→ **GIVEN DATA**
[start]
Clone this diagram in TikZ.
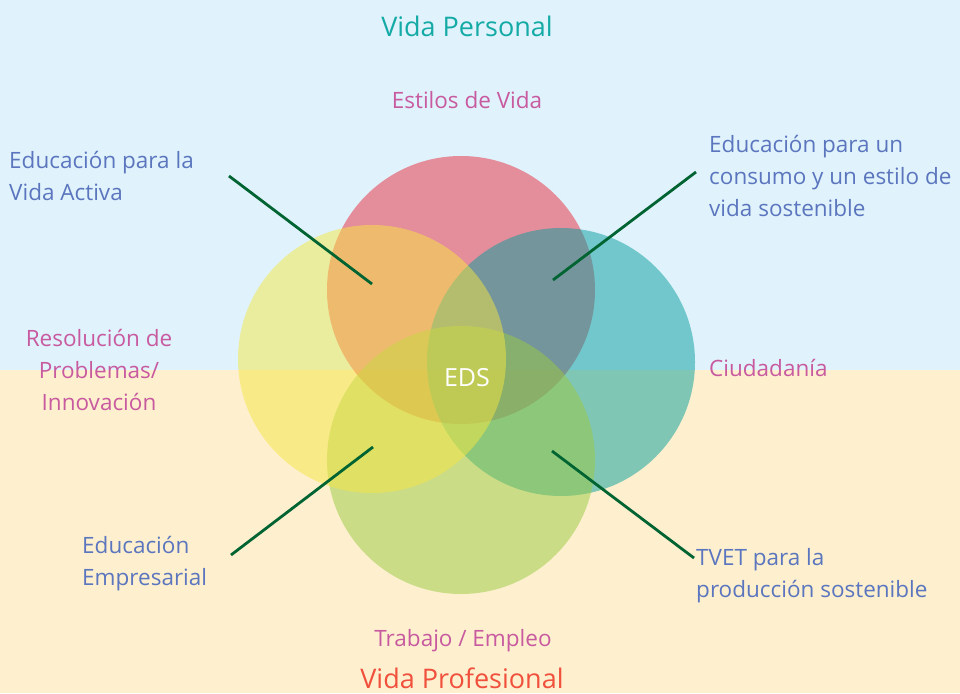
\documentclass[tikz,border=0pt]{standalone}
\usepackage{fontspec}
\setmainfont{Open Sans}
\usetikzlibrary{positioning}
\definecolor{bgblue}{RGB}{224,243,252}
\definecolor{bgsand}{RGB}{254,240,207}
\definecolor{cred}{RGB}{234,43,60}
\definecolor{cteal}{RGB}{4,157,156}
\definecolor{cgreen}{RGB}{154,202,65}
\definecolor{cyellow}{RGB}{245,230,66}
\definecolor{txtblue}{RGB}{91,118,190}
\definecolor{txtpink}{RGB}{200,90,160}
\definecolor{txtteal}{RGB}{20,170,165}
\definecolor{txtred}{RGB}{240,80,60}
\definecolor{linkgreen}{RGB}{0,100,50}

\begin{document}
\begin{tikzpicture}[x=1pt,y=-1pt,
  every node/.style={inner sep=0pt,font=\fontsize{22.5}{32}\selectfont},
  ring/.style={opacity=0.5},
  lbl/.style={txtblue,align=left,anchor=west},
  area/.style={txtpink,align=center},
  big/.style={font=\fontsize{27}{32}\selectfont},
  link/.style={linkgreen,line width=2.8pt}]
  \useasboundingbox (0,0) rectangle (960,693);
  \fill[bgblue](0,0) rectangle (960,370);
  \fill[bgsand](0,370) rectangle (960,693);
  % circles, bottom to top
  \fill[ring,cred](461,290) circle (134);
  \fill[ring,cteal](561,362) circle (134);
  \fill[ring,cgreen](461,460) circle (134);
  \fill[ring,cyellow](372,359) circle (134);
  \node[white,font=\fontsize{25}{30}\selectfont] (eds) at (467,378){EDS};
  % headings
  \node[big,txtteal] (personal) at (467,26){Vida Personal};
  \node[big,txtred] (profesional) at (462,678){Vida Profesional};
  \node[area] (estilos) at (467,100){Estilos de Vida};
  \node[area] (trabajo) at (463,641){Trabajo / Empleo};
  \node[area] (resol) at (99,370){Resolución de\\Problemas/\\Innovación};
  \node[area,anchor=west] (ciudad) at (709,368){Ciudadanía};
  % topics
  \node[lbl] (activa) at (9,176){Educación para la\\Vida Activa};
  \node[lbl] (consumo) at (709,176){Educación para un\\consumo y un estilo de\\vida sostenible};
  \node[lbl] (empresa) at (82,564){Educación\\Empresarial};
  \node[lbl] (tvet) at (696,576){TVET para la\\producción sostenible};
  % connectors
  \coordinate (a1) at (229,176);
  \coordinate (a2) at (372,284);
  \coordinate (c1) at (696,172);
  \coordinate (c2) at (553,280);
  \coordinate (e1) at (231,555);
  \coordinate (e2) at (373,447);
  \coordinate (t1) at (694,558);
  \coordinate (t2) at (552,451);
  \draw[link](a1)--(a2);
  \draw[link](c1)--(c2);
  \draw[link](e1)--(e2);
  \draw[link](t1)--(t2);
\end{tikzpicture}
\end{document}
[end]
[start]
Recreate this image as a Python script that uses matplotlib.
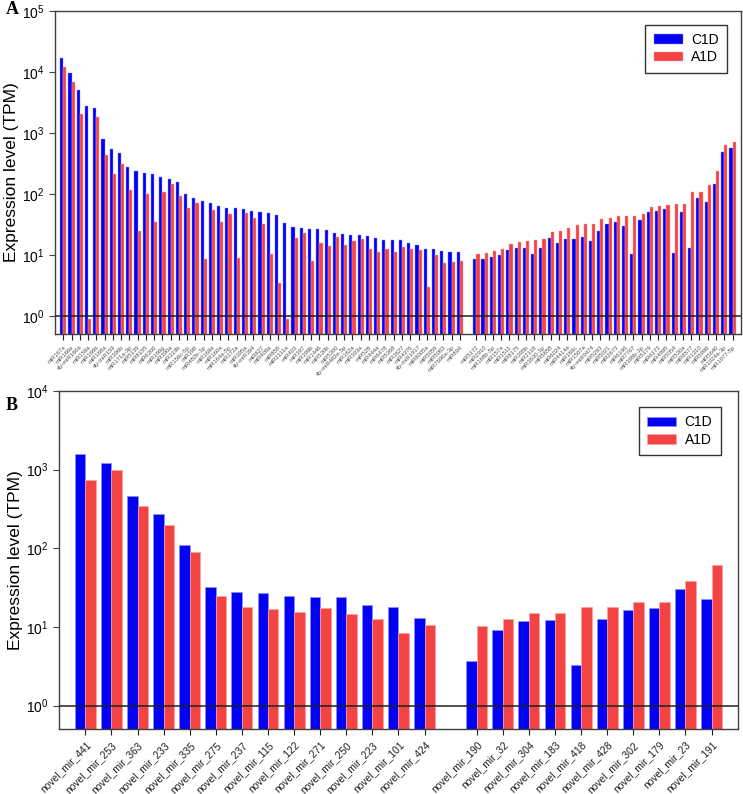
[end]
[start]
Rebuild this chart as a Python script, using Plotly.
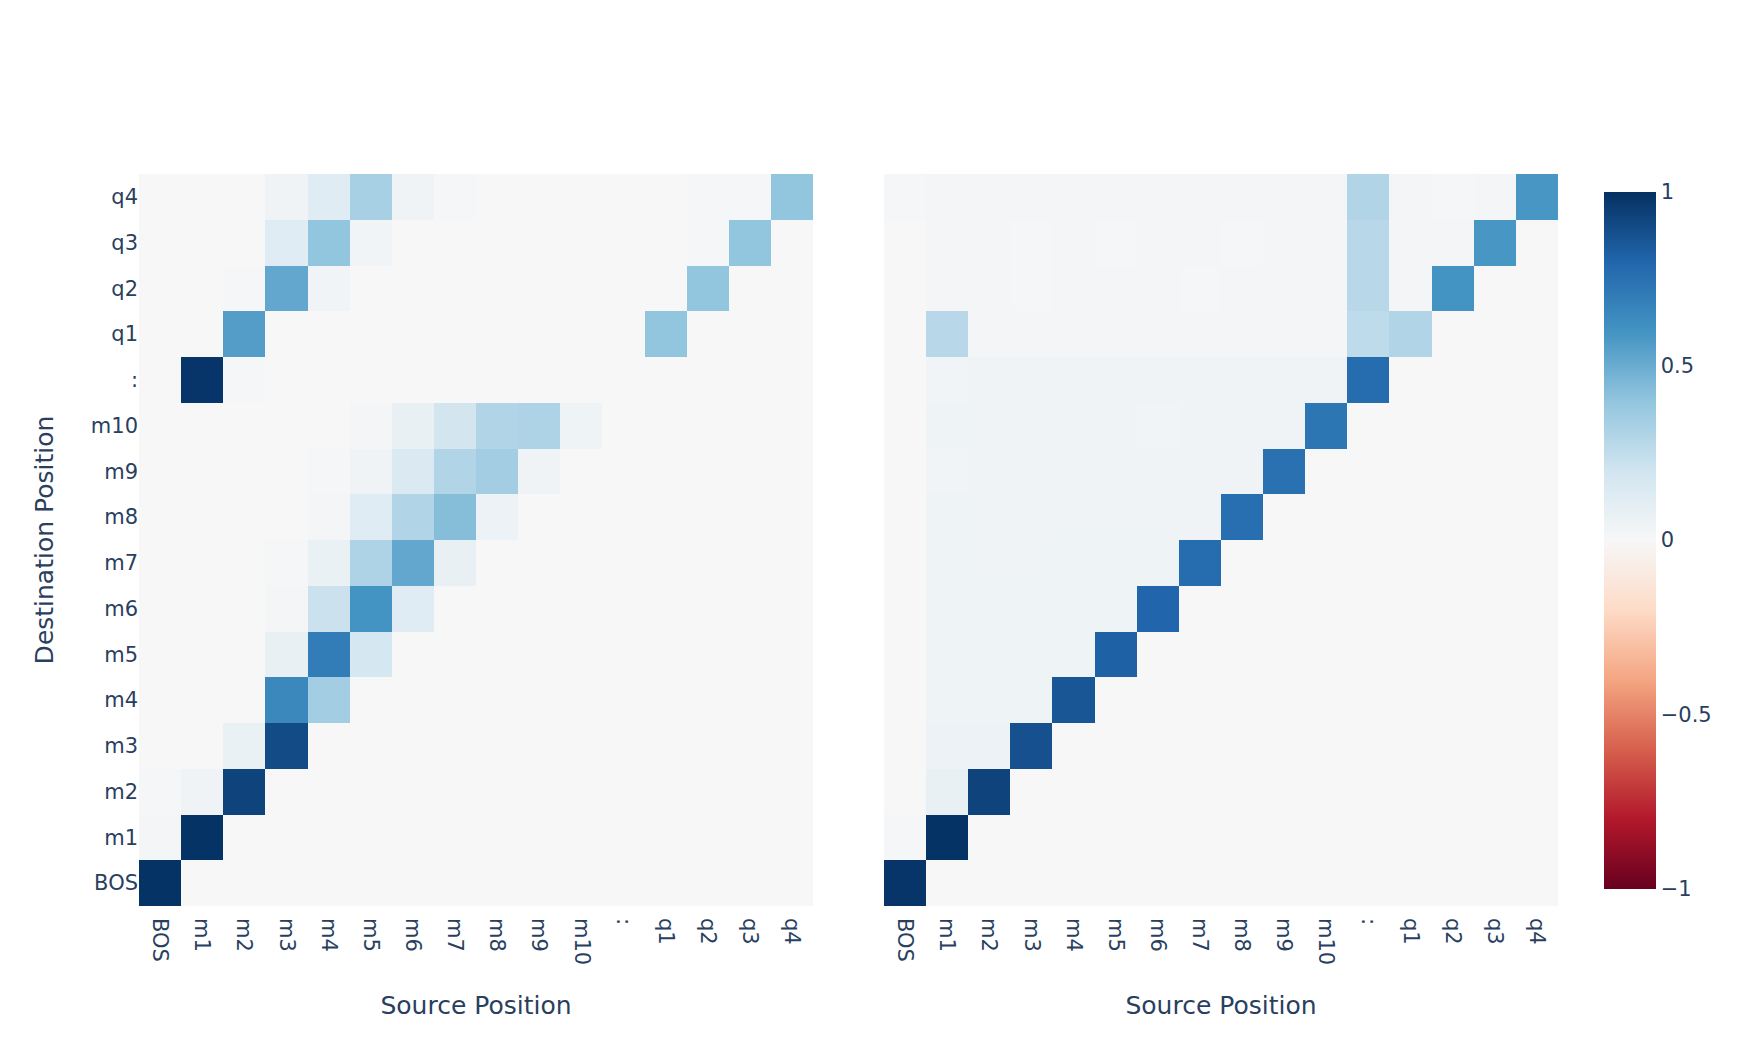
[end]
→ **TASK DESCRIPTION**
Scan the material above for the string "this" and return the lines that hold it.

→ **WRITTEN RESPONSE**
Clone this diagram in TikZ.
Recreate this image as a Python script that uses matplotlib.
Rebuild this chart as a Python script, using Plotly.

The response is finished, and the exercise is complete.